━━━━━ Source data ━━━━━

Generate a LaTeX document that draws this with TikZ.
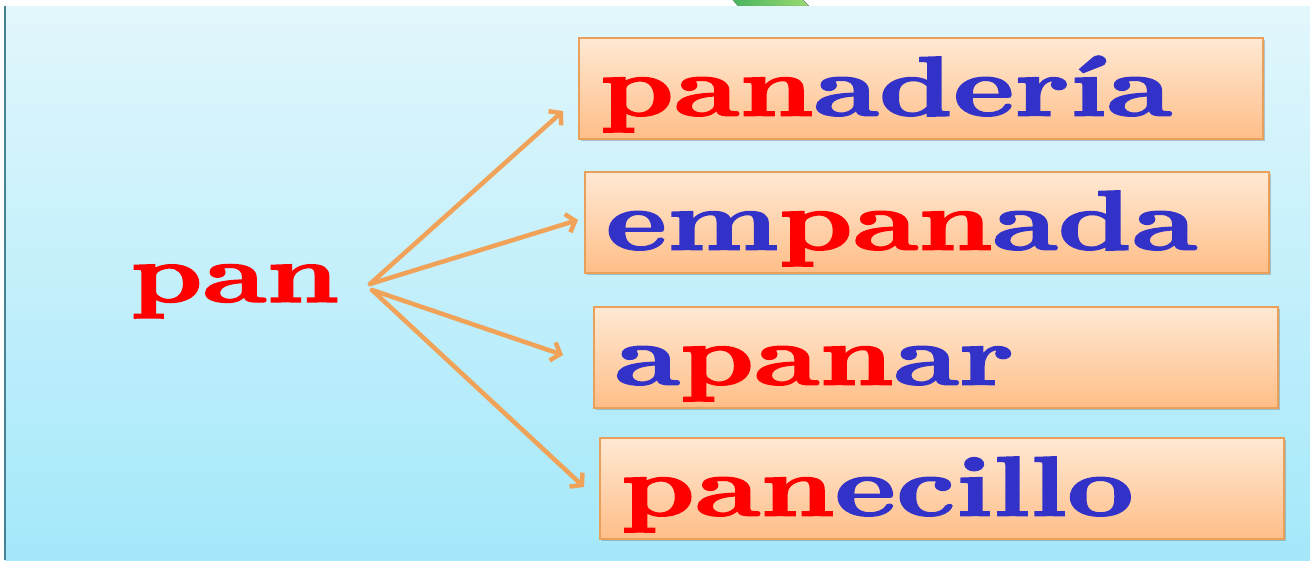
\documentclass[tikz,border=0pt]{standalone}
\usepackage{fontspec}
\usepackage{graphicx}
\usetikzlibrary{arrows.meta,shadows}

\newfontfamily\wordfont{lmroman10-bold.otf}[FakeBold=1.6]

\definecolor{bgtop}{RGB}{226,247,252}
\definecolor{bgbot}{RGB}{164,232,250}
\definecolor{boxtop}{RGB}{255,233,212}
\definecolor{boxbot}{RGB}{255,190,136}
\definecolor{boxline}{RGB}{232,160,90}
\definecolor{arrowcol}{RGB}{240,162,88}
\definecolor{rootred}{RGB}{255,0,0}
\definecolor{affixblue}{RGB}{50,50,200}
\definecolor{edgeline}{RGB}{70,130,145}
\definecolor{leafl}{RGB}{70,180,95}
\definecolor{leafr}{RGB}{155,218,112}

\newcommand{\wide}[1]{\scalebox{1.37}[1]{#1}}
\newcommand{\rt}[1]{\textcolor{rootred}{#1}}
\newcommand{\af}[1]{\textcolor{affixblue}{#1}}

\tikzset{
    wordbox/.style={draw=boxline,line width=1.5pt,top color=boxtop,bottom color=boxbot,
        drop shadow={shadow xshift=2pt,shadow yshift=-2pt,opacity=.35,fill=black!60},
        anchor=north west,inner xsep=21pt,inner ysep=0pt,text width=642pt,align=left,
        text height=78pt,text depth=23pt,font=\fontsize{85}{85}\wordfont},
    rootword/.style={text=rootred,inner sep=0pt,font=\fontsize{83}{83}\wordfont},
    link/.style={-{Straight Barb[length=8pt,width=19pt]},arrowcol,line width=4.5pt,line cap=round}
}

\begin{document}
\begin{tikzpicture}[x=1pt,y=-1pt]
    \useasboundingbox (0,0) rectangle (1310,560);
    \fill [white] (0,0) rectangle (1310,560);
    \shade [left color=leafl,right color=leafr,draw=gray] (731,-2) -- (801,-2) -- (809,6) -- (738,6) -- cycle;
    \shade [top color=bgtop,bottom color=bgbot] (5,6) rectangle (1310,560);
    \draw [edgeline,line width=1.5pt] (5,6) -- (5,560);

    \node [rootword,anchor=base west] (pan) at (130,302) {\wide{pan}};

    \node [wordbox] (panaderia) at (578,37) {\wide{\rt{pan}\af{adería}}};
    \node [wordbox] (empanada) at (584,171) {\wide{\af{em}\rt{pan}\af{ada}}};
    \node [wordbox] (apanar) at (593,306) {\wide{\af{a}\rt{pan}\af{ar}}};
    \node [wordbox] (panecillo) at (599,437) {\wide{\rt{pan}\af{ecillo}}};

    % fork of arrows right of the root
    \coordinate (fork) at (370,284);
    \coordinate (forkb) at (372,290);
    \coordinate (toA) at (563,111);
    \coordinate (toB) at (578,220);
    \coordinate (toC) at (563,355);
    \coordinate (toD) at (584,487);
    \draw [link] (fork) -- (toA);
    \draw [link] (fork) -- (toB);
    \draw [link] (forkb) -- (toC);
    \draw [link] (forkb) -- (toD);
\end{tikzpicture}
\end{document}
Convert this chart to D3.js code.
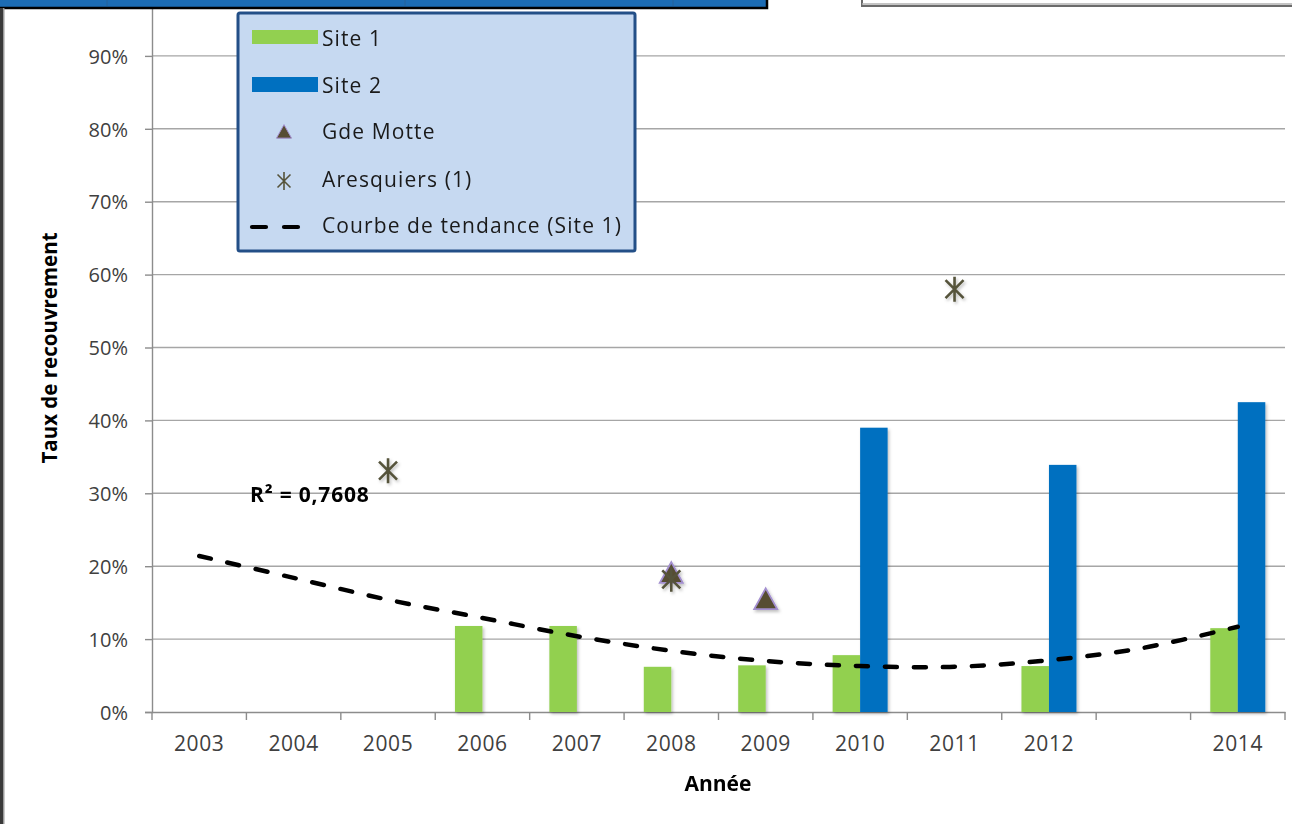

━━━━━

### Exercise
Reproduce every entry word for word, but omit the pictures.

### Response to the task
Generate a LaTeX document that draws this with TikZ.
\documentclass[tikz,border=0pt]{standalone}
\usepackage{fontspec}
\usepackage{graphicx}
\usetikzlibrary{arrows.meta,shadows}

\newfontfamily\wordfont{lmroman10-bold.otf}[FakeBold=1.6]

\definecolor{bgtop}{RGB}{226,247,252}
\definecolor{bgbot}{RGB}{164,232,250}
\definecolor{boxtop}{RGB}{255,233,212}
\definecolor{boxbot}{RGB}{255,190,136}
\definecolor{boxline}{RGB}{232,160,90}
\definecolor{arrowcol}{RGB}{240,162,88}
\definecolor{rootred}{RGB}{255,0,0}
\definecolor{affixblue}{RGB}{50,50,200}
\definecolor{edgeline}{RGB}{70,130,145}
\definecolor{leafl}{RGB}{70,180,95}
\definecolor{leafr}{RGB}{155,218,112}

\newcommand{\wide}[1]{\scalebox{1.37}[1]{#1}}
\newcommand{\rt}[1]{\textcolor{rootred}{#1}}
\newcommand{\af}[1]{\textcolor{affixblue}{#1}}

\tikzset{
    wordbox/.style={draw=boxline,line width=1.5pt,top color=boxtop,bottom color=boxbot,
        drop shadow={shadow xshift=2pt,shadow yshift=-2pt,opacity=.35,fill=black!60},
        anchor=north west,inner xsep=21pt,inner ysep=0pt,text width=642pt,align=left,
        text height=78pt,text depth=23pt,font=\fontsize{85}{85}\wordfont},
    rootword/.style={text=rootred,inner sep=0pt,font=\fontsize{83}{83}\wordfont},
    link/.style={-{Straight Barb[length=8pt,width=19pt]},arrowcol,line width=4.5pt,line cap=round}
}

\begin{document}
\begin{tikzpicture}[x=1pt,y=-1pt]
    \useasboundingbox (0,0) rectangle (1310,560);
    \fill [white] (0,0) rectangle (1310,560);
    \shade [left color=leafl,right color=leafr,draw=gray] (731,-2) -- (801,-2) -- (809,6) -- (738,6) -- cycle;
    \shade [top color=bgtop,bottom color=bgbot] (5,6) rectangle (1310,560);
    \draw [edgeline,line width=1.5pt] (5,6) -- (5,560);

    \node [rootword,anchor=base west] (pan) at (130,302) {\wide{pan}};

    \node [wordbox] (panaderia) at (578,37) {\wide{\rt{pan}\af{adería}}};
    \node [wordbox] (empanada) at (584,171) {\wide{\af{em}\rt{pan}\af{ada}}};
    \node [wordbox] (apanar) at (593,306) {\wide{\af{a}\rt{pan}\af{ar}}};
    \node [wordbox] (panecillo) at (599,437) {\wide{\rt{pan}\af{ecillo}}};

    % fork of arrows right of the root
    \coordinate (fork) at (370,284);
    \coordinate (forkb) at (372,290);
    \coordinate (toA) at (563,111);
    \coordinate (toB) at (578,220);
    \coordinate (toC) at (563,355);
    \coordinate (toD) at (584,487);
    \draw [link] (fork) -- (toA);
    \draw [link] (fork) -- (toB);
    \draw [link] (forkb) -- (toC);
    \draw [link] (forkb) -- (toD);
\end{tikzpicture}
\end{document}
Convert this chart to D3.js code.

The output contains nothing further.